The faculty petition proposed a major reordering of the 13th century church, including removal of most of the pews and installation of a kitchen, which would support a proposed 'cafe hub'. The rationale for the proposals was to stem the decline of attendance at the church and encourage further church and community use, rather than risk closure. The Chancellor was satisfied that a good case had been made for the changes and granted a faculty for all but one item in the proposals.

The application was for a memorial to those who had died in the Second World War. This memorial would be placed beneath the existing memorial to those who had died in the First World War. For the reasons set out in the judgment, the Chancellor was not satisfied with the details of the proposals and he adjourned the matter, requesting that revised proposals should be submitted.

An application had been made for a restoration order following the removal of four pews and replacement of some pew platform boards.
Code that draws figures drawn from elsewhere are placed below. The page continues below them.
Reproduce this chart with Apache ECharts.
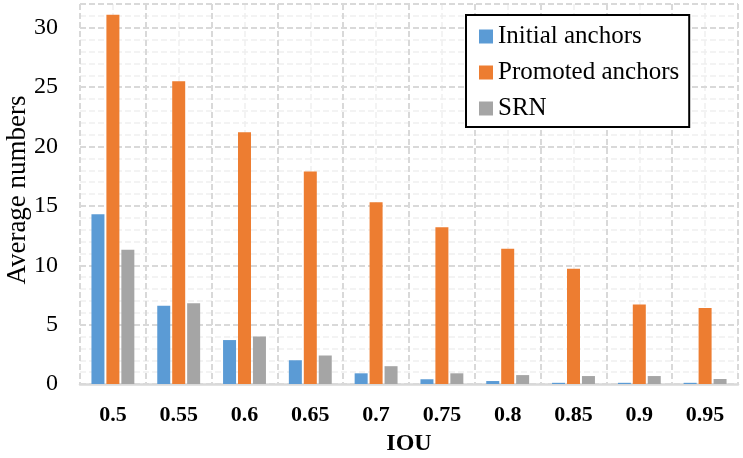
<!DOCTYPE html>
<html>
<head>
<meta charset="utf-8">
<script src="https://cdn.jsdelivr.net/npm/echarts@6/dist/echarts.min.js"></script>
<style>html,body{margin:0;padding:0;background:#fff}#c{width:743px;height:458px}</style>
</head>
<body>
<div id="c"></div>
<script>
const categories = ['0.5','0.55','0.6','0.65','0.7','0.75','0.8','0.85','0.9','0.95'];
const initialAnchors = [14.3, 6.6, 3.7, 2.0, 0.9, 0.4, 0.25, 0.1, 0.1, 0.1];
const promotedAnchors = [31.1, 25.5, 21.2, 17.9, 15.3, 13.2, 11.4, 9.7, 6.7, 6.4];
const srn = [11.3, 6.8, 4.0, 2.4, 1.5, 0.9, 0.75, 0.67, 0.67, 0.42];
const yMax = 32;
const yTitle = 'Average numbers';

const FONT = '"Liberation Serif", "Times New Roman", serif';
const chart = echarts.init(document.getElementById('c'));
const major = '#d9d9d9';
const minor = '#efefef';
chart.setOption({
  animation: false,
  backgroundColor: '#fff',
  grid: {left: 80, right: 5, top: 4, bottom: 74, containLabel: false, outerBoundsMode: 'none'},
  graphic: [{
    type: 'text', x: 18, y: 190, rotation: Math.PI / 2, silent: true,
    style: {text: yTitle, fontFamily: FONT, fontSize: 27, fill: '#000', align: 'center', verticalAlign: 'middle'}
  }],
  legend: {
    orient: 'vertical', left: 466, top: 15,
    backgroundColor: '#fff', borderColor: '#000', borderWidth: 2,
    padding: [9, 10, 6, 13], itemGap: 11,
    itemWidth: 14, itemHeight: 14, icon: 'rect',
    textStyle: {fontFamily: FONT, fontSize: 25, color: '#000'},
    data: ['Initial anchors', 'Promoted anchors', 'SRN']
  },
  xAxis: [{
    type: 'category', data: categories,
    name: 'IOU', nameLocation: 'middle', nameGap: 48,
    nameTextStyle: {fontFamily: FONT, fontSize: 24, fontWeight: 'bold', color: '#000'},
    axisLine: {lineStyle: {color: major, width: 2.5}},
    axisTick: {show: false},
    axisLabel: {fontFamily: FONT, fontSize: 22, fontWeight: 'bold', color: '#000', margin: 20},
    splitLine: {show: true, interval: 0, lineStyle: {color: major, width: 2, type: [6, 3]}}
  }, {
    type: 'value', min: 0, max: 20, interval: 1, position: 'top',
    axisLine: {show: false}, axisTick: {show: false}, axisLabel: {show: false},
    splitLine: {show: true, lineStyle: {color: ['transparent', minor], width: 1.5, type: [6, 3]}}
  }],
  yAxis: [{
    type: 'value', min: 0, max: yMax, interval: 5,
    axisLine: {show: false}, axisTick: {show: false},
    axisLabel: {fontFamily: FONT, fontSize: 24, color: '#000', margin: 22,
      formatter: v => (v % 5 === 0 ? String(v) : '')},
    splitLine: {show: true, lineStyle: {color: major, width: 2, type: [6, 3]}},
    z: 3
  }, {
    type: 'value', min: 0, max: yMax, interval: 1, position: 'right',
    axisLine: {show: false}, axisTick: {show: false}, axisLabel: {show: false},
    splitLine: {show: true, lineStyle: {color: ['transparent', minor, minor, minor, minor], width: 1.5, type: [6, 3]}}
  }],
  series: [
    {name: 'Initial anchors', type: 'bar', data: initialAnchors, barWidth: 13, barGap: '15%', itemStyle: {color: '#5b9bd5'}, z: 5},
    {name: 'Promoted anchors', type: 'bar', data: promotedAnchors, barWidth: 13, barGap: '15%', itemStyle: {color: '#ed7d31'}, z: 5},
    {name: 'SRN', type: 'bar', data: srn, barWidth: 13, barGap: '15%', itemStyle: {color: '#a5a5a5'}, z: 5}
  ]
});
</script>
</body>
</html>
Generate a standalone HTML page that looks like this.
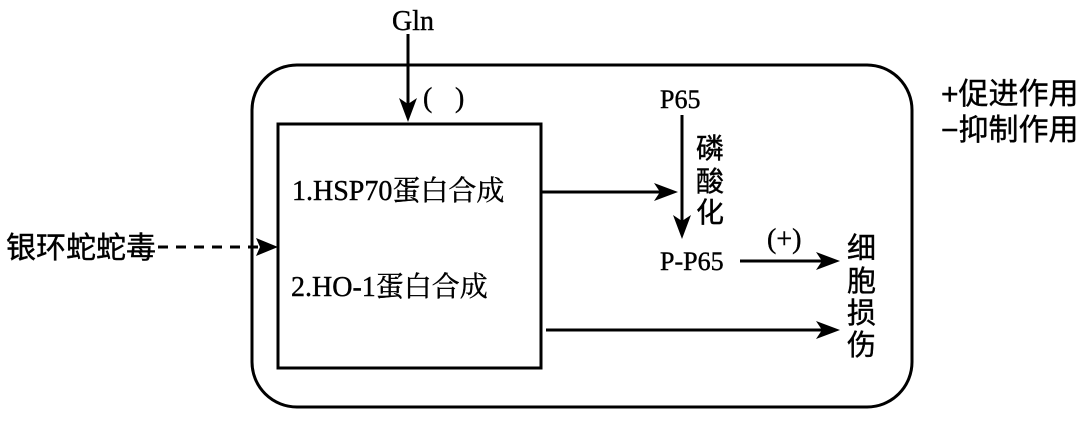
<!DOCTYPE html>
<html><head><meta charset="utf-8"><style>
body{margin:0;background:#fff}
svg text{fill:#000;stroke:#000;stroke-width:0.4}
.s{font-family:"Liberation Serif","Noto Serif CJK SC",serif}
.c{font-family:"Liberation Sans","Noto Sans CJK SC",sans-serif}
</style></head><body>
<svg width="1080" height="417" viewBox="0 0 1080 417" xmlns="http://www.w3.org/2000/svg">
<rect x="252" y="65" width="660" height="342" rx="45" fill="none" stroke="#000" stroke-width="3"/>
<rect x="278" y="124" width="263" height="244" fill="none" stroke="#000" stroke-width="3"/>
<text class="s" x="413" y="30" font-size="28" text-anchor="middle">Gln</text>
<line x1="408" y1="34" x2="408" y2="105" stroke="#000" stroke-width="3"/>
<path d="M399,98 L408,122 L417,98 L408,104Z"/>
<text class="s" x="423" y="107" font-size="28">(</text><text class="s" x="455" y="107" font-size="28">)</text>
<text class="s" x="292" y="200" font-size="28">1.HSP70蛋白合成</text>
<text class="s" x="291" y="296" font-size="28">2.HO-1蛋白合成</text>
<text class="c" x="6" y="258" font-size="30">银环蛇蛇毒</text>
<line x1="158" y1="247" x2="260" y2="247" stroke="#000" stroke-width="3" stroke-dasharray="10,8"/>
<path d="M256,238 L278,247 L256,256 L260,247Z"/>
<line x1="541" y1="192" x2="665" y2="192" stroke="#000" stroke-width="3"/>
<path d="M654,183 L678,192 L654,201 L660,192Z"/>
<text class="s" x="660" y="108" font-size="26">P65</text>
<line x1="682" y1="115" x2="682" y2="225" stroke="#000" stroke-width="3"/>
<path d="M673,215 L682,239 L691,215 L682,221Z"/>
<text class="c" x="696" y="158" font-size="28">磷</text>
<text class="c" x="696" y="191" font-size="28">酸</text>
<text class="c" x="696" y="222" font-size="28">化</text>
<text class="s" x="660" y="270" font-size="26">P-P65</text>
<text class="s" x="767" y="248" font-size="28">(+)</text>
<line x1="740" y1="261" x2="826" y2="261" stroke="#000" stroke-width="3"/>
<path d="M816,252 L840,261 L816,270 L822,261Z"/>
<line x1="546" y1="330" x2="826" y2="330" stroke="#000" stroke-width="3"/>
<path d="M816,321 L840,330 L816,339 L822,330Z"/>
<text class="c" x="847" y="258" font-size="29">细</text>
<text class="c" x="847" y="291" font-size="29">胞</text>
<text class="c" x="847" y="323" font-size="29">损</text>
<text class="c" x="847" y="355" font-size="29">伤</text>
<text class="c" x="941" y="104" font-size="30">+促进作用</text>
<text class="c" x="941" y="140" font-size="30">−抑制作用</text>
</svg>
</body></html>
Although an application had been made for an Archdeacon's Licence for temporary re-ordering, the work had been done before the Licence had been issued, and therefore before the conditions attached to the Licence were known. The pews had received some minor damage during the course of their removal. The Commissary General decided to make a restoration order in respect of the pews (but not the platform boards), but suspend it for an initial period of four months to give the PCC an opportunity of consulting the amenity societies and the Diocesan Advisory Committee and applying for a Faculty to authorise a permanent re-ordering.

The Chancellor granted a faculty to authorise the removal of a large yew tree growing close to the south wall of the nave of the church.